Volkswagen has already invested heavily in expanding its European EV ecosystem, including battery partnerships and dedicated electric platforms. A decision to assemble a future Cupra model in Europe would likely integrate the vehicle more closely into this regional network. It could also support employment and industrial capacity within the European Union at a time when policymakers are encouraging domestic EV production.
However, shifting production is not a simple calculation. China remains one of the world’s most advanced EV manufacturing centers, offering scale, supplier density, and competitive costs. Any decision would need to weigh economic efficiency against strategic considerations such as regulatory stability, market access, and brand positioning.
For Cupra, which has positioned itself as a sporty and design-focused electric brand within the Volkswagen portfolio, production location also intersects with brand identity. Manufacturing in Europe could reinforce its European roots, particularly as the company seeks to expand across the continent and into other global markets.

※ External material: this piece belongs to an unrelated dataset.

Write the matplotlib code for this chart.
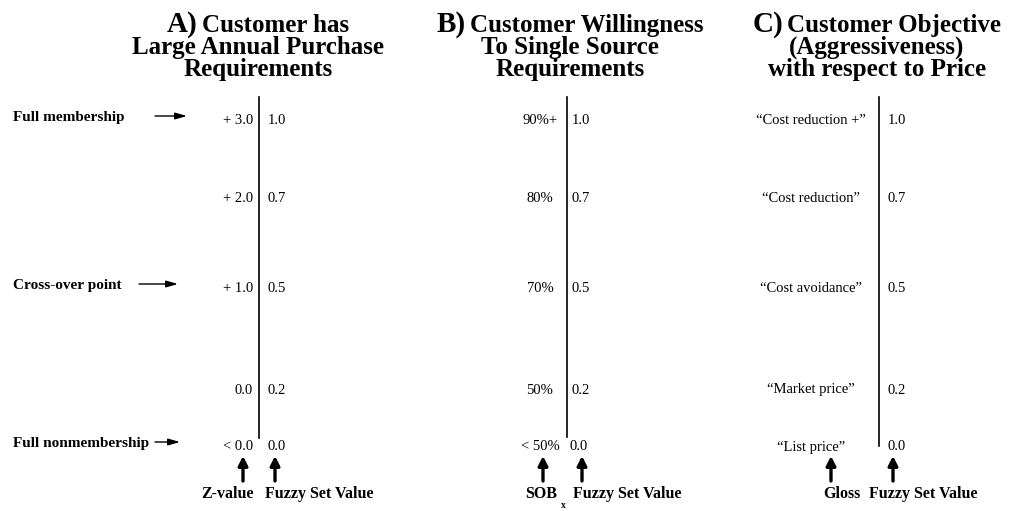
import matplotlib
matplotlib.use('Agg')
import matplotlib.pyplot as plt

# fuzzy set calibration table, three panels
fuzzy_vals = ['1.0', '0.7', '0.5', '0.2', '0.0']
z_vals = ['+ 3.0', '+ 2.0', '+ 1.0', '0.0', '< 0.0']
sob_vals = ['90%+', '80%', '70%', '50%', '< 50%']
gloss_vals = ['\u201cCost reduction +\u201d', '\u201cCost reduction\u201d', '\u201cCost avoidance\u201d',
              '\u201cMarket price\u201d', '\u201cList price\u201d']
side_labels = {0: 'Full membership', 2: 'Cross-over point', 4: 'Full nonmembership'}
side_arrows = {0: (155, 187), 2: (139, 178), 4: (155, 180)}

titles = [('A)', 'Customer has', 'Large Annual Purchase', 'Requirements'),
          ('B)', 'Customer Willingness', 'To Single Source', 'Requirements'),
          ('C)', 'Customer Objective', '(Aggressiveness)', 'with respect to Price')]

# layout in pixels
row_y = [121, 199, 289, 390, 447]
title_cx = [258, 570, 877]
line_x = [259, 567, 879]
line_bottom = [438, 437, 446]

FONT = 'Liberation Serif'

fig = plt.figure(figsize=(10.15, 5.11), dpi=100)
ax = fig.add_axes([0, 0, 1, 1])
ax.set_xlim(0, 1015)
ax.set_ylim(511, 0)
ax.axis('off')

renderer = fig.canvas.get_renderer()

def text_width(t):
    bb = t.get_window_extent(renderer=renderer)
    return bb.width

# titles
for i, (letter, l1, l2, l3) in enumerate(titles):
    cx = title_cx[i]
    t1 = ax.text(0, 32, letter, fontsize=21, fontweight='bold', family=FONT, va='baseline', ha='left')
    t2 = ax.text(0, 32, l1, fontsize=18, fontweight='bold', family=FONT, va='baseline', ha='left')
    w1 = text_width(t1)
    w2 = text_width(t2)
    gap = 4
    start = cx - (w1 + gap + w2) / 2
    t1.set_x(start)
    t2.set_x(start + w1 + gap)
    ax.text(cx, 54, l2, fontsize=18, fontweight='bold', family=FONT, va='baseline', ha='center')
    ax.text(cx, 76, l3, fontsize=18, fontweight='bold', family=FONT, va='baseline', ha='center')

# vertical divider lines
for i in range(3):
    ax.plot([line_x[i], line_x[i]], [97, line_bottom[i]], color='black', lw=1.2)

# row labels
for r, y in enumerate(row_y):
    ax.text(253, y, z_vals[r], fontsize=10.5, family=FONT, ha='right', va='center')
    ax.text(268, y, fuzzy_vals[r], fontsize=10.5, family=FONT, ha='left', va='center')
    ax.text(540, y, sob_vals[r], fontsize=10.5, family=FONT, ha='center', va='center')
    ax.text(572 if r < 4 else 570, y, fuzzy_vals[r], fontsize=10.5, family=FONT, ha='left', va='center')
    ax.text(811, y, gloss_vals[r], fontsize=10.5, family=FONT, ha='center', va='center')
    ax.text(888, y, fuzzy_vals[r], fontsize=10.5, family=FONT, ha='left', va='center')

# side labels with small arrows
for r, lab in side_labels.items():
    y = row_y[r] - 4
    ax.text(13, y, lab, fontsize=11, fontweight='bold', family=FONT, ha='left', va='center')
    x0, x1 = side_arrows[r]
    ax.annotate('', xy=(x1, y - 1), xytext=(x0, y - 1),
                arrowprops=dict(arrowstyle='-|>,head_length=0.7,head_width=0.2', lw=1, color='black',
                                shrinkA=0, shrinkB=0))

# up arrows and bottom labels
up_x = [243, 275, 543, 582, 831, 893]
for x in up_x:
    ax.annotate('', xy=(x, 456), xytext=(x, 481),
                arrowprops=dict(arrowstyle='-|>,head_length=0.55,head_width=0.28', lw=2.4, color='black',
                                shrinkA=0, shrinkB=0))

bottom_y = 494
ax.text(228, bottom_y, 'Z-value', fontsize=11.5, fontweight='bold', family=FONT, ha='center', va='center')
ax.text(265, bottom_y, 'Fuzzy Set Value', fontsize=11.5, fontweight='bold', family=FONT, ha='left', va='center')
ax.text(541, bottom_y, 'SOB', fontsize=11.5, fontweight='bold', family=FONT, ha='center', va='center')
ax.text(563, 506, 'x', fontsize=7, fontweight='bold', family=FONT, ha='center', va='center')
ax.text(573, bottom_y, 'Fuzzy Set Value', fontsize=11.5, fontweight='bold', family=FONT, ha='left', va='center')
ax.text(842, bottom_y, 'Gloss', fontsize=11.5, fontweight='bold', family=FONT, ha='center', va='center')
ax.text(869, bottom_y, 'Fuzzy Set Value', fontsize=11.5, fontweight='bold', family=FONT, ha='left', va='center')

fig.savefig('out.png', dpi=100)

Volkswagen has not announced a final decision, and any change would likely be tied to long-term product planning cycles. Still, the deliberation itself reflects how quickly the global EV landscape is evolving. Automakers are no longer optimizing solely for cost; they are increasingly balancing economics with resilience, regulatory alignment, and geopolitical risk.
As electric vehicle adoption accelerates and governments sharpen industrial policy tools, decisions about where cars are built may carry as much strategic weight as how they are engineered. For Volkswagen and its Cupra brand, the question of Europe versus China illustrates the new calculus shaping the future of EV production.